Item 1.01. Entry Into a Material Definitive Agreement.
On September 10, 2008, Cogdell Spencer Inc. (the "Company") and Cogdell Spencer
LP, the Company's operating partnership (the "Operating Partnership"), entered
into an underwriting agreement with Banc of America Securities LLC, KeyBanc
Capital Markets Inc. and Citigroup Global Markets Inc. as representatives of the
underwriters named in the underwriting agreement. Pursuant to the terms of the
underwriting agreement, the Company agreed to sell, and the underwriters agreed
to purchase, subject to the terms and conditions set forth in the underwriting
agreement, 2,160,000 shares of the Company's common stock at a purchase price of
$17.575 per share (the "Offering").
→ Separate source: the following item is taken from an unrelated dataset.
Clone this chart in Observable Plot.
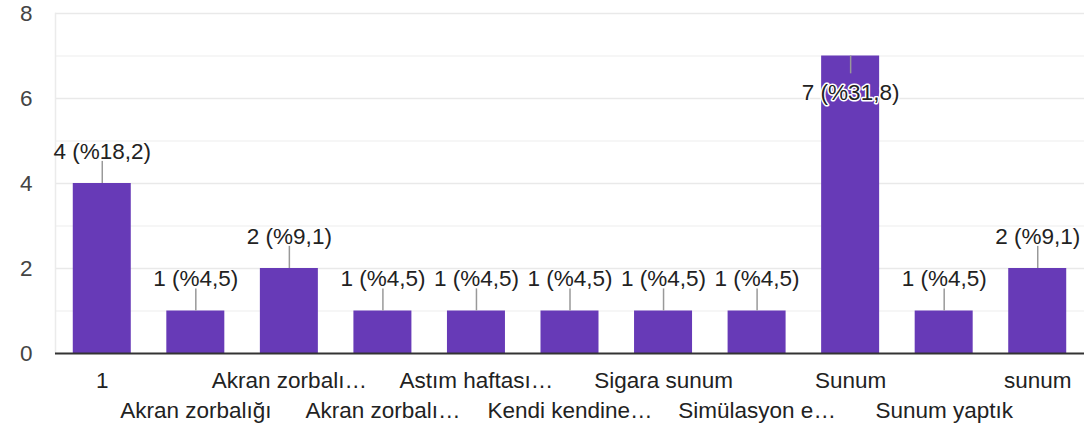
<!DOCTYPE html>
<html>
<head>
<meta charset="utf-8">
<script src="https://cdn.jsdelivr.net/npm/d3@7"></script>
<script src="https://cdn.jsdelivr.net/npm/@observablehq/plot@0.6"></script>
<style>
  html, body { margin: 0; padding: 0; background: #fff; }
  #chart svg { display: block; }
</style>
</head>
<body>
<div id="chart"></div>
<script>
const categories = ["1", "Akran zorbalığı", "Akran zorbalı…", "Akran zorbalı…", "Astım haftası…", "Kendi kendine…", "Sigara sunum", "Simülasyon e…", "Sunum", "Sunum yaptık", "sunum"];
const keys = categories.map((c, i) => i + ":" + c);
const counts = [4, 1, 2, 1, 1, 1, 1, 1, 7, 1, 2];
const percents = ["18,2", "4,5", "9,1", "4,5", "4,5", "4,5", "4,5", "4,5", "31,8", "4,5", "9,1"];
const majorTicks = [0, 2, 4, 6, 8];
const minorTicks = [1, 3, 5, 7];

const data = keys.map((k, i) => ({key: k, name: categories[i], value: counts[i], pct: percents[i], row: i % 2}));
const maxVal = d3.max(counts);
const above = data.filter(d => d.value < maxVal);
const inside = data.filter(d => d.value === maxVal);
const font = "Arial, 'Liberation Sans', sans-serif";
const fs = 22.5;

const chart = Plot.plot({
  width: 1084,
  height: 430,
  marginLeft: 55,
  marginRight: 0,
  marginTop: 13,
  marginBottom: 77,
  style: {fontFamily: font, fontSize: fs + "px", color: "#222", background: "#fff"},
  x: {domain: keys, paddingInner: 0.38, paddingOuter: 0.19, round: false, axis: null},
  y: {domain: [0, 8], axis: null},
  marks: [
    Plot.ruleY(minorTicks, {stroke: "#f3f3f3", strokeWidth: 1.5}),
    Plot.ruleY(majorTicks.filter(t => t > 0), {stroke: "#e9e9e9", strokeWidth: 1.5}),
    Plot.frame({anchor: "left", stroke: "#ebebeb", strokeWidth: 1.5}),
    Plot.axisY({ticks: majorTicks, tickSize: 0, tickPadding: 23, fontSize: fs, fill: "#444", label: null, tickFormat: d3.format("d")}),
    Plot.barY(data, {x: "key", y: "value", fill: "#673ab7"}),
    Plot.ruleY([0], {stroke: "#333", strokeWidth: 2}),
    Plot.ruleX(above, {x: "key", y1: "value", y2: d => d.value + 0.52, stroke: "#999", strokeWidth: 1.5}),
    Plot.ruleX(inside, {x: "key", y1: "value", y2: d => d.value - 0.42, stroke: "#999", strokeWidth: 1.5}),
    Plot.text(above, {x: "key", y: "value", text: d => `${d.value} (%${d.pct})`, dy: -32, fill: "#222", fontSize: fs}),
    Plot.text(inside, {x: "key", y: "value", text: d => `${d.value} (%${d.pct})`, dy: 37, fill: "#222", fontSize: fs, stroke: "white", strokeWidth: 3, paintOrder: "stroke"}),
    Plot.text(data.filter(d => d.row === 0), {x: "key", y: () => 0, text: "name", dy: 27, fill: "#222", fontSize: fs}),
    Plot.text(data.filter(d => d.row === 1), {x: "key", y: () => 0, text: "name", dy: 57, fill: "#222", fontSize: fs})
  ]
});
document.getElementById("chart").appendChild(chart);
</script>
</body>
</html>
In addition, the Company granted to the
underwriters a 30-day option to purchase an additional 324,000 shares of the
Company's common stock if the underwriters sell more than 2,160,000 shares in
the Offering. The Company expects to receive net proceeds from the Offering of
approximately $37,462,000 after deducting underwriting discounts and
commissions, and estimated transaction expenses payable by the Company of
$500,000 (or approximately $43,156,300 if the underwriters exercise their option
to purchase additional shares of common stock in full). The underwriting
agreement contains customary representations, warranties and agreements of the
Company, conditions to closing, indemnification rights and obligations of the
parties and termination provisions.
The preceding description is qualified in its entirety by reference to the
underwriting agreement, a copy of which is attached hereto as Exhibit 1.1 to
this Current Report on Form 8-K and is incorporated herein by reference.
Item 9.01. Financial Statements and Exhibits.
(d) Exhibits.
1.1 Underwriting Agreement dated September 10, 2008.